Robert Lowinger, V. Funko, Inc.
81811-2
Wash. Ct. App.Nov 1, 2021Background
- Funko conducted an IPO in November 2017 using a registration statement and prospectus that included historical financials and estimated Q3 2017 revenue.
- On the IPO’s trading day a Bloomberg Gadfly article criticized Funko’s earnings presentation; Funko stock fell sharply on the same day.
- Investors filed consolidated suit alleging violations of Sections 11, 12(a)(2), and 15 of the Securities Act, asserting material misstatements/omissions in the registration statement.
- After an initial dismissal with leave to amend, plaintiffs filed an amended complaint alleging: a failed $1.4M e‑commerce project not written off, channel stuffing, inability to track obsolete inventory (dead stock), overstated IP valuation, and misleading risk disclosures.
- The trial court dismissed the amended complaint with prejudice; the Court of Appeals affirmed in part, reversed in substantial part, and remanded for further proceedings.
Issues
| Issue | Plaintiff's Argument | Defendant's Argument | Held |
|---|---|---|---|
| E‑commerce asset/write‑off (net revenue accuracy) | Funko failed to write off a failed $1.4M e‑commerce project, overstating net income/estimates. | Accounting judgments are subjective; later-reported actual sales show estimates were not misleading. | Reversed dismissal as to this claim: allegations plausibly show Funko lacked a factual basis for reported net revenues and survive Omnicare pleading inquiry. |
| Channel stuffing / Item 303 disclosure | Funko used channel stuffing to inflate pre‑IPO sales and failed to disclose the trend/risk under Item 303. | Statements about being “nimble” or “dynamic” are puffery; post‑IPO performance shows no actionable omission. | Reversed dismissal (Item 303 claim): puffery allegations dismissed, but allegations of undisclosed channel stuffing sufficiently plead knowledge and materiality to survive 12(b)(6). |
| Inventory valuation / obsolete inventory (GAAP) | Funko included dead/obsolete stock in inventory and lacked controls to track/write down obsolete inventory, overstating assets. | Inventory valuation is an accounting judgment and nonactionable opinion. | Reversed dismissal: allegations that internal reports showed obsolete merchandise and deficient tracking make opinion/valuation plausibly false at pleading stage. |
| Intellectual property valuation | IP and intangible asset values were overstated because valuations relied on inventory levels that included unsaleable stock. | Valuation is opinion; Funko disclosed reliance on third‑party licensors. | Reversed dismissal: alleged facts permit inference that the IP valuation lacked factual support and was misleading. |
| Risk‑factor adequacy (Item 503 / “risk already transpired”) | Risk disclosures warned of possible excess inventory and IT implementation problems, but those risks had already materialized and were undisclosed as actual conditions. | The registration contained cautionary language; bespeaks‑caution doctrine insulates statements. | Reversed dismissal: plaintiffs adequately allege risk had already transpired and that the cautionary language did not negate the omission at pleading stage. |
| Section 15 control claims (Venture capital firms) | VCs exercised control (ownership, board seats, governance rights) making them secondarily liable if primary violations proven. | Minority ownership/position does not as a matter of law equal control. | Reversed dismissal: control is intensely factual; plaintiffs sufficiently alleged facts to state Section 15 claims against the venture capital defendants. |
Key Cases Cited
- Omnicare, Inc. v. Laborers Dist. Council Constr. Indus. Pension Fund, 575 U.S. 175 (2015) (standards for pleading falsity of opinion statements)

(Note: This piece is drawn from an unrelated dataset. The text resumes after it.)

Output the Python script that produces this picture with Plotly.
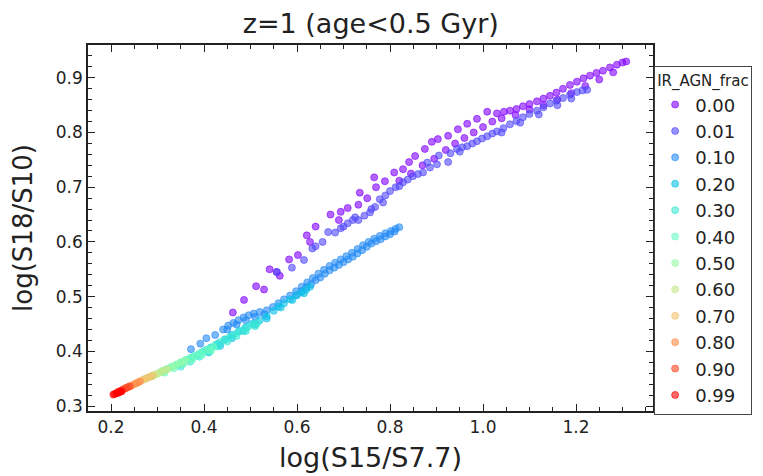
import plotly.graph_objects as go

# ---------------- data ----------------
agn_labels = ["0.00", "0.01", "0.10", "0.20", "0.30", "0.40",
              "0.50", "0.60", "0.70", "0.80", "0.90", "0.99"]

x_000 = [0.462, 0.486, 0.512, 0.529, 0.541, 0.563, 0.583, 0.602, 0.621, 0.628, 0.672, 0.694,
         0.709, 0.732, 0.751, 0.766, 0.770, 0.789, 0.809, 0.828, 0.841, 0.854, 0.875, 0.890,
         0.903, 0.925, 0.946, 0.966, 0.987, 1.009, 0.820, 0.845, 0.870, 0.895, 0.920, 0.940,
         0.960, 0.980, 1.000, 1.020, 1.030, 1.045, 1.058, 1.072, 1.086, 1.100, 1.116, 1.130,
         1.144, 1.158, 1.172, 1.187, 1.202, 1.216, 1.230, 1.244, 1.258, 1.273, 1.288, 1.300,
         1.308, 1.040, 1.070, 1.100, 1.130, 1.160, 1.190, 1.220, 1.250, 1.280, 0.556, 0.640,
         0.690, 0.735]
y_000 = [0.471, 0.494, 0.519, 0.513, 0.550, 0.538, 0.568, 0.576, 0.612, 0.600, 0.650, 0.655,
         0.662, 0.668, 0.680, 0.718, 0.700, 0.711, 0.727, 0.733, 0.746, 0.757, 0.770, 0.783,
         0.788, 0.794, 0.806, 0.816, 0.825, 0.838, 0.712, 0.725, 0.740, 0.752, 0.768, 0.780,
         0.790, 0.800, 0.810, 0.820, 0.835, 0.838, 0.840, 0.843, 0.848, 0.852, 0.857, 0.862,
         0.867, 0.873, 0.880, 0.887, 0.893, 0.899, 0.904, 0.909, 0.913, 0.919, 0.924, 0.928,
         0.930, 0.826, 0.832, 0.842, 0.850, 0.860, 0.872, 0.885, 0.897, 0.910, 0.545, 0.628,
         0.640, 0.690]

x_001 = [0.557, 0.589, 0.615, 0.633, 0.640, 0.655, 0.667, 0.682, 0.694, 0.709, 0.720, 0.732,
         0.745, 0.757, 0.768, 0.778, 0.790, 0.800, 0.812, 0.828, 0.838, 0.849, 0.860, 0.871,
         0.886, 0.901, 0.925, 0.944, 0.955, 0.966, 0.977, 0.987, 0.998, 1.009, 1.020, 1.030,
         1.044, 1.058, 1.072, 1.086, 1.100, 1.116, 1.130, 1.144, 1.158, 1.172, 1.187, 1.202,
         1.214, 1.224, 0.930, 0.950, 0.880, 0.905, 1.040, 1.080, 1.120, 1.160, 1.190, 0.700,
         0.725, 0.760, 0.785, 0.820]
y_001 = [0.545, 0.553, 0.567, 0.588, 0.592, 0.600, 0.618, 0.617, 0.625, 0.634, 0.640, 0.640,
         0.648, 0.654, 0.664, 0.678, 0.685, 0.693, 0.700, 0.709, 0.714, 0.720, 0.724, 0.727,
         0.736, 0.742, 0.746, 0.770, 0.773, 0.775, 0.780, 0.784, 0.789, 0.793, 0.798, 0.802,
         0.808, 0.815, 0.821, 0.828, 0.834, 0.840, 0.846, 0.853, 0.858, 0.863, 0.869, 0.874,
         0.877, 0.878, 0.762, 0.765, 0.745, 0.758, 0.800, 0.818, 0.833, 0.850, 0.862, 0.628,
         0.645, 0.660, 0.672, 0.702]

x_010 = [0.372, 0.392, 0.405, 0.424, 0.441, 0.452, 0.463, 0.474, 0.485, 0.496, 0.507, 0.520,
         0.535, 0.548, 0.560, 0.572, 0.585, 0.598, 0.610, 0.622, 0.634, 0.646, 0.658, 0.670,
         0.682, 0.694, 0.706, 0.718, 0.730, 0.742, 0.754, 0.766, 0.778, 0.790, 0.802, 0.812,
         0.820, 0.450, 0.470, 0.490, 0.510, 0.530, 0.600, 0.620, 0.640, 0.660, 0.680, 0.700,
         0.720, 0.740, 0.760, 0.780, 0.800, 0.610, 0.630, 0.650, 0.670, 0.690, 0.710, 0.730,
         0.750, 0.770, 0.790, 0.810]
y_010 = [0.404, 0.414, 0.424, 0.430, 0.440, 0.447, 0.452, 0.457, 0.462, 0.466, 0.469, 0.472,
         0.475, 0.481, 0.488, 0.495, 0.502, 0.510, 0.518, 0.526, 0.534, 0.542, 0.549, 0.556,
         0.562, 0.568, 0.574, 0.580, 0.587, 0.594, 0.600, 0.606, 0.611, 0.616, 0.620, 0.624,
         0.627, 0.440, 0.449, 0.457, 0.463, 0.468, 0.503, 0.517, 0.530, 0.542, 0.553, 0.563,
         0.573, 0.585, 0.597, 0.605, 0.614, 0.510, 0.522, 0.535, 0.548, 0.558, 0.568, 0.579,
         0.591, 0.601, 0.610, 0.619]

x_020 = [0.400, 0.415, 0.430, 0.445, 0.460, 0.475, 0.490, 0.505, 0.520, 0.535, 0.550, 0.560,
         0.572, 0.585, 0.598, 0.610, 0.620, 0.628, 0.410, 0.435, 0.460, 0.485, 0.510, 0.535,
         0.565, 0.590, 0.615]
y_020 = [0.400, 0.407, 0.414, 0.422, 0.430, 0.437, 0.444, 0.451, 0.457, 0.464, 0.474, 0.482,
         0.488, 0.495, 0.502, 0.508, 0.513, 0.518, 0.398, 0.410, 0.424, 0.437, 0.449, 0.460,
         0.480, 0.494, 0.506]

x_030 = [0.345, 0.355, 0.365, 0.375, 0.385, 0.395, 0.405, 0.415, 0.425, 0.435, 0.445, 0.455,
         0.465, 0.475, 0.485, 0.495, 0.505, 0.515, 0.350, 0.370, 0.390, 0.410, 0.430, 0.450,
         0.470, 0.490, 0.510]
y_030 = [0.376, 0.380, 0.385, 0.389, 0.393, 0.398, 0.403, 0.407, 0.412, 0.417, 0.421, 0.426,
         0.431, 0.436, 0.440, 0.445, 0.449, 0.452, 0.372, 0.381, 0.390, 0.399, 0.409, 0.418,
         0.428, 0.437, 0.446]

x_040 = [0.310, 0.320, 0.330, 0.340, 0.350, 0.360, 0.370, 0.380, 0.390, 0.400, 0.410, 0.420,
         0.315, 0.335, 0.355, 0.375, 0.395, 0.415]
y_040 = [0.364, 0.368, 0.372, 0.376, 0.380, 0.384, 0.388, 0.392, 0.396, 0.400, 0.404, 0.408,
         0.361, 0.369, 0.377, 0.385, 0.393, 0.401]

x_050 = [0.290, 0.300, 0.310, 0.320, 0.330, 0.340, 0.350, 0.360]
y_050 = [0.355, 0.359, 0.363, 0.367, 0.371, 0.375, 0.379, 0.383]

x_060 = [0.272, 0.280, 0.288, 0.296, 0.304, 0.312, 0.320]
y_060 = [0.349, 0.352, 0.355, 0.358, 0.361, 0.364, 0.367]

x_070 = [0.255, 0.262, 0.269, 0.276, 0.283, 0.290]
y_070 = [0.342, 0.345, 0.348, 0.351, 0.353, 0.356]

x_080 = [0.232, 0.238, 0.244, 0.250, 0.256, 0.262]
y_080 = [0.333, 0.335, 0.337, 0.340, 0.342, 0.345]

x_090 = [0.215, 0.220, 0.225, 0.230, 0.235, 0.240]
y_090 = [0.326, 0.328, 0.330, 0.332, 0.334, 0.336]

x_099 = [0.205, 0.208, 0.211, 0.214, 0.217, 0.220, 0.223]
y_099 = [0.321, 0.322, 0.323, 0.324, 0.325, 0.326, 0.327]

xs = [x_000, x_001, x_010, x_020, x_030, x_040, x_050, x_060, x_070, x_080, x_090, x_099]
ys = [y_000, y_001, y_010, y_020, y_030, y_040, y_050, y_060, y_070, y_080, y_090, y_099]

# matplotlib "rainbow" colormap sampled at 12 evenly spaced points
colors = [(128, 0, 255), (81, 72, 252), (35, 138, 245), (12, 193, 232),
          (58, 232, 214), (104, 252, 193), (151, 252, 167), (197, 232, 138),
          (243, 193, 106), (255, 138, 72), (255, 72, 36), (255, 0, 0)]

FONT = "DejaVu Sans"
fig = go.Figure()
for i, lab in enumerate(agn_labels):
    r, g, b = colors[i]
    fig.add_trace(go.Scatter(
        x=xs[i], y=ys[i], mode="markers", name=lab, legendgroup=lab,
        marker=dict(size=7, color=f"rgba({r},{g},{b},0.6)",
                    line=dict(color=f"rgba({r},{g},{b},0.6)", width=1)),
    ))

axis_common = dict(
    showline=True, linecolor="#222", linewidth=1.5, mirror="allticks",
    ticks="inside", ticklen=7, tickwidth=1.2, tickcolor="#222",
    showgrid=False, zeroline=False,
    tickfont=dict(family=FONT, size=17, color="#222"),
)
fig.update_xaxes(range=[0.1505, 1.3656], dtick=0.2, tick0=0.2, tickformat=".1f",
                 minor=dict(ticks="inside", dtick=0.05, tick0=0.2, ticklen=4, tickcolor="#222"),
                 title=dict(text="log(S15/S7.7)", font=dict(family=FONT, size=27, color="#222"), standoff=12),
                 **axis_common)
fig.update_yaxes(range=[0.2909, 0.960], dtick=0.1, tick0=0.3, tickformat=".1f",
                 minor=dict(ticks="inside", dtick=0.02, tick0=0.3, ticklen=4, tickcolor="#222"),
                 title=dict(text="log(S18/S10)", font=dict(family=FONT, size=26, color="#222"), standoff=16),
                 **axis_common)

fig.update_layout(
    width=763, height=476,
    margin=dict(l=88, r=110, t=45, b=65, autoexpand=False),
    paper_bgcolor="white", plot_bgcolor="white",
    title=dict(text="z=1 (age<0.5 Gyr)", x=0.486, xanchor="center", y=0.951, yanchor="middle",
               font=dict(family=FONT, size=27, color="#222")),
    legend=dict(x=1.002, xanchor="left", y=0.943, yanchor="top",
                title=dict(text="IR_AGN_frac", font=dict(family=FONT, size=15, color="#222")),
                font=dict(family=FONT, size=18, color="#222"),
                bgcolor="white", bordercolor="#444", borderwidth=1,
                tracegroupgap=0),
    showlegend=True,
)

fig.write_html("out.html")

- Pinter v. Dahl, 486 U.S. 622 (1988) (purpose of Securities Act: full and fair disclosure)
- Basic Inc. v. Levinson, 485 U.S. 224 (1988) (materiality standard)
- Rubke v. Capitol Bancorp Ltd., 551 F.3d 1156 (9th Cir.) (Section 11 materiality framework)
- In re Daou Sys., Inc., 411 F.3d 1006 (9th Cir.) (no scienter required for Section 11 liability)
- Steckman v. Hart Brewing, Inc., 143 F.3d 1293 (9th Cir. 1998) (channel stuffing explained; Item 303 disclosure relevance)
- Tellabs, Inc. v. Makor Issues & Rights, Ltd., 551 U.S. 308 (2007) (role of channel stuffing and pleading standards in securities claims)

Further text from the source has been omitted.